## BEGIN Materials provided

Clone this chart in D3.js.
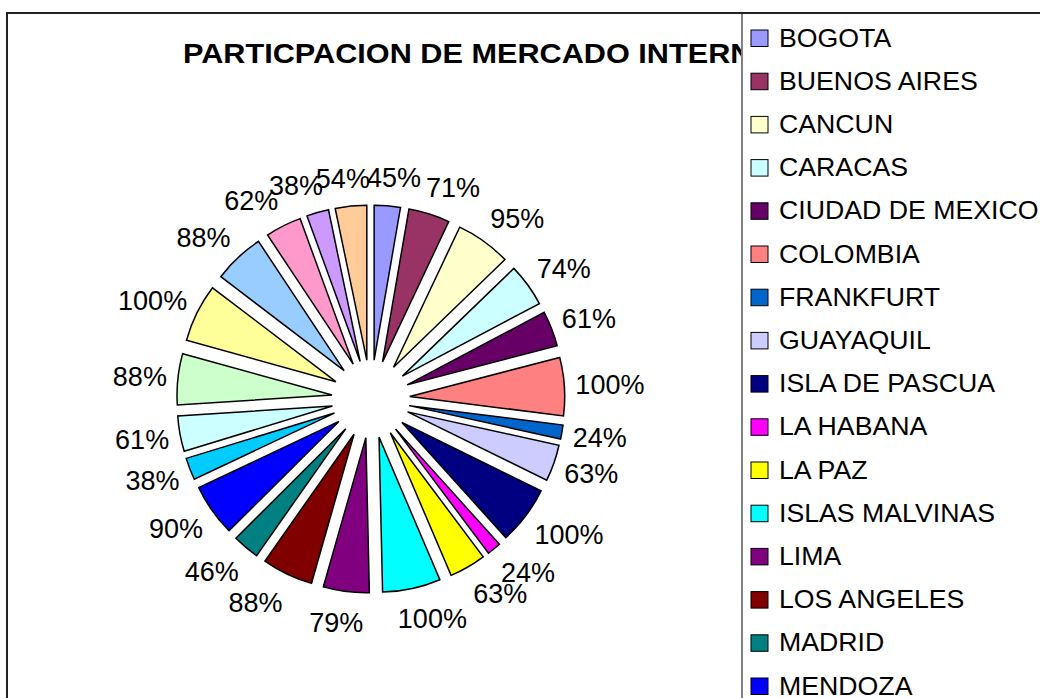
<!DOCTYPE html>
<html>
<head>
<meta charset="utf-8">
<script src="https://cdn.jsdelivr.net/npm/d3@7"></script>
<style>
  body { margin: 0; background: #fff; }
  svg { display: block; font-family: Arial, "Liberation Sans", sans-serif; }
</style>
</head>
<body>
<svg class="chart" width="1040" height="698"></svg>
<script>
// datos del grafico
const ciudades = ['BOGOTA', 'BUENOS AIRES', 'CANCUN', 'CARACAS', 'CIUDAD DE MEXICO', 'COLOMBIA',
    'FRANKFURT', 'GUAYAQUIL', 'ISLA DE PASCUA', 'LA HABANA', 'LA PAZ', 'ISLAS MALVINAS',
    'LIMA', 'LOS ANGELES', 'MADRID', 'MENDOZA', 'MIAMI', 'MONTEVIDEO', 'NUEVA YORK',
    'PARIS', 'PUNTA CANA', 'RIO DE JANEIRO', 'SAO PAULO', 'SYDNEY']
const participacion = [45, 71, 95, 74, 61, 100, 24, 63, 100, 24, 63, 100,
    79, 88, 46, 90, 38, 61, 88, 100, 88, 62, 38, 54]
const colores = ['#9999FF', '#993366', '#FFFFCC', '#CCFFFF', '#660066', '#FF8080',
    '#0066CC', '#CCCCFF', '#000080', '#FF00FF', '#FFFF00', '#00FFFF',
    '#800080', '#800000', '#008080', '#0000FF', '#00CCFF', '#CCFFFF',
    '#CCFFCC', '#FFFF99', '#99CCFF', '#FF99CC', '#CC99FF', '#FFCC99']
const titulo = 'PARTICPACION DE MERCADO INTERNACIONAL'

const svg = d3.select('.chart')
const cx = 370.8, cy = 399
const radio = 155
const explosion = 39

// marco del grafico
svg.append('path')
    .attr('d', 'M7,698 L7,13 L1040,13')
    .attr('fill', 'none')
    .attr('stroke', '#222')
    .attr('stroke-width', 2)

svg.append('text')
    .text(titulo)
    .attr('transform', 'translate(183,63) scale(1.095,1)')
    .attr('font-size', '28px')
    .attr('font-weight', 'bold')
    .attr('fill', '#000')

const pie = d3.pie().sort(null).value(d => d)
const arc = d3.arc().innerRadius(0).outerRadius(radio)
const color = d3.scaleOrdinal(ciudades, colores)

const datos = pie(participacion).map((p, i) => ({...p, ciudad: ciudades[i]}))
const medio = d => (d.startAngle + d.endAngle) / 2

const torta = svg.append('g').attr('transform', `translate(${cx},${cy})`)

torta.selectAll('path')
    .data(datos)
    .join('path')
        .attr('d', arc)
        .attr('transform', d => `translate(${explosion * Math.sin(medio(d))},${-explosion * Math.cos(medio(d))})`)
        .attr('fill', d => color(d.ciudad))
        .attr('stroke', '#000')
        .attr('stroke-width', 1.5)

// etiquetas de porcentaje
const d0 = 205
torta.selectAll('text')
    .data(datos)
    .join('text')
        .text(d => d.data + '%')
        .attr('font-size', '27px')
        .attr('fill', '#000')
        .attr('text-anchor', 'middle')
        .each(function(d) {
            const a = medio(d)
            const s = Math.sin(a), c = Math.cos(a)
            const w = this.getComputedTextLength()
            const k = Math.max(-1, Math.min(1, 2.5 * s))
            const x = d0 * s + k * w / 2
            const y = -c * (d0 + (c > 0 ? 17 : 20))
            d3.select(this).attr('x', x).attr('y', y + 9.5)
        })

// leyenda
const leyenda = svg.append('g')
leyenda.append('rect')
    .attr('x', 742)
    .attr('y', 13)
    .attr('width', 320)
    .attr('height', 1100)
    .attr('fill', '#fff')
    .attr('stroke', '#808080')
    .attr('stroke-width', 2)

const fila = d3.scaleLinear([0, 1], [46.5, 89.7])
const item = leyenda.selectAll('g.item')
    .data(ciudades)
    .join('g')
        .attr('class', 'item')
        .attr('transform', (d, i) => `translate(0,${fila(i)})`)

item.append('rect')
    .attr('x', 751)
    .attr('y', -16.5)
    .attr('width', 17)
    .attr('height', 16.5)
    .attr('fill', d => color(d))
    .attr('stroke', '#000')
    .attr('stroke-width', 1)

item.append('text')
    .text(d => d)
    .attr('x', 779)
    .attr('y', 0)
    .attr('font-size', '26.7px')
    .attr('fill', '#000')

svg.append('line')
    .attr('x1', 7).attr('x2', 1040)
    .attr('y1', 13).attr('y2', 13)
    .attr('stroke', '#222')
    .attr('stroke-width', 2)
</script>
</body>
</html>
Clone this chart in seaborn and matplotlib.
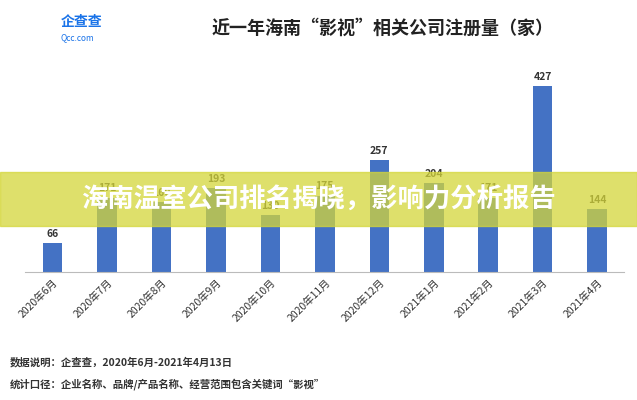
import matplotlib
matplotlib.use("Agg")
import matplotlib.pyplot as plt
import seaborn as sns
import pandas as pd

months = ["2020年6月","2020年7月","2020年8月","2020年9月","2020年10月","2020年11月",
          "2020年12月","2021年1月","2021年2月","2021年3月","2021年4月"]
counts = [66, 171, 160, 193, 130, 175, 257, 204, 171, 427, 144]

plt.rcParams["font.family"] = "Noto Sans CJK SC"
fig = plt.figure(figsize=(6.37, 4.0), dpi=100)
ax = fig.add_axes([0.04, 0.32, 0.94, 0.53])
df = pd.DataFrame({"m": months, "v": counts})
sns.barplot(data=df, x="m", y="v", color="#4472C4", width=0.36, ax=ax, saturation=1)
for i, v in enumerate(counts):
    ax.text(i, v + 10, str(v), ha="center", va="bottom", fontsize=7.5, fontweight="bold", color="#333333")
ax.set_ylim(0, 487)
ax.set_xlabel(""); ax.set_ylabel("")
ax.set_yticks([])
for s in ["top", "right", "left"]:
    ax.spines[s].set_visible(False)
ax.spines["bottom"].set_color("#bbbbbb")
ax.tick_params(axis="x", length=0, labelsize=7.5, colors="#333333")
plt.setp(ax.get_xticklabels(), rotation=45, ha="right", rotation_mode="anchor")

fig.text(0.6, 0.93, "近一年海南“影视”相关公司注册量（家）", ha="center", va="center",
         fontsize=13, fontweight="bold", color="#222222")
fig.text(0.095, 0.945, "企查查", fontsize=10, color="#1a73e8", fontweight="bold", va="center")
fig.text(0.095, 0.905, "Qcc.com", fontsize=6, color="#1a73e8", va="center")
fig.text(0.015, 0.085, "数据说明：企查查，2020年6月-2021年4月13日", fontsize=7.5, color="#333333", fontweight="bold")
fig.text(0.015, 0.03, "统计口径：企业名称、品牌/产品名称、经营范围包含关键词“影视”", fontsize=7.5, color="#333333", fontweight="bold")

fig.patches.append(plt.Rectangle((0, 0.435), 1, 0.135, transform=fig.transFigure,
                                 color="#d4d63a", alpha=0.75, zorder=10))
fig.text(0.5, 0.5, "海南温室公司排名揭晓，影响力分析报告", ha="center", va="center",
         fontsize=19, fontweight="bold", color="white", zorder=11)
fig.savefig("out.png", dpi=100, facecolor="white")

## END Materials provided

▶ **Goal**:
Both the first line of the records above and the line containing "const explosion = 39" belong in the copy; please return them and every line between, exactly, minus the pictures.

▶ **Output for this exercise**:
Clone this chart in D3.js.
<!DOCTYPE html>
<html>
<head>
<meta charset="utf-8">
<script src="https://cdn.jsdelivr.net/npm/d3@7"></script>
<style>
  body { margin: 0; background: #fff; }
  svg { display: block; font-family: Arial, "Liberation Sans", sans-serif; }
</style>
</head>
<body>
<svg class="chart" width="1040" height="698"></svg>
<script>
// datos del grafico
const ciudades = ['BOGOTA', 'BUENOS AIRES', 'CANCUN', 'CARACAS', 'CIUDAD DE MEXICO', 'COLOMBIA',
    'FRANKFURT', 'GUAYAQUIL', 'ISLA DE PASCUA', 'LA HABANA', 'LA PAZ', 'ISLAS MALVINAS',
    'LIMA', 'LOS ANGELES', 'MADRID', 'MENDOZA', 'MIAMI', 'MONTEVIDEO', 'NUEVA YORK',
    'PARIS', 'PUNTA CANA', 'RIO DE JANEIRO', 'SAO PAULO', 'SYDNEY']
const participacion = [45, 71, 95, 74, 61, 100, 24, 63, 100, 24, 63, 100,
    79, 88, 46, 90, 38, 61, 88, 100, 88, 62, 38, 54]
const colores = ['#9999FF', '#993366', '#FFFFCC', '#CCFFFF', '#660066', '#FF8080',
    '#0066CC', '#CCCCFF', '#000080', '#FF00FF', '#FFFF00', '#00FFFF',
    '#800080', '#800000', '#008080', '#0000FF', '#00CCFF', '#CCFFFF',
    '#CCFFCC', '#FFFF99', '#99CCFF', '#FF99CC', '#CC99FF', '#FFCC99']
const titulo = 'PARTICPACION DE MERCADO INTERNACIONAL'

const svg = d3.select('.chart')
const cx = 370.8, cy = 399
const radio = 155
const explosion = 39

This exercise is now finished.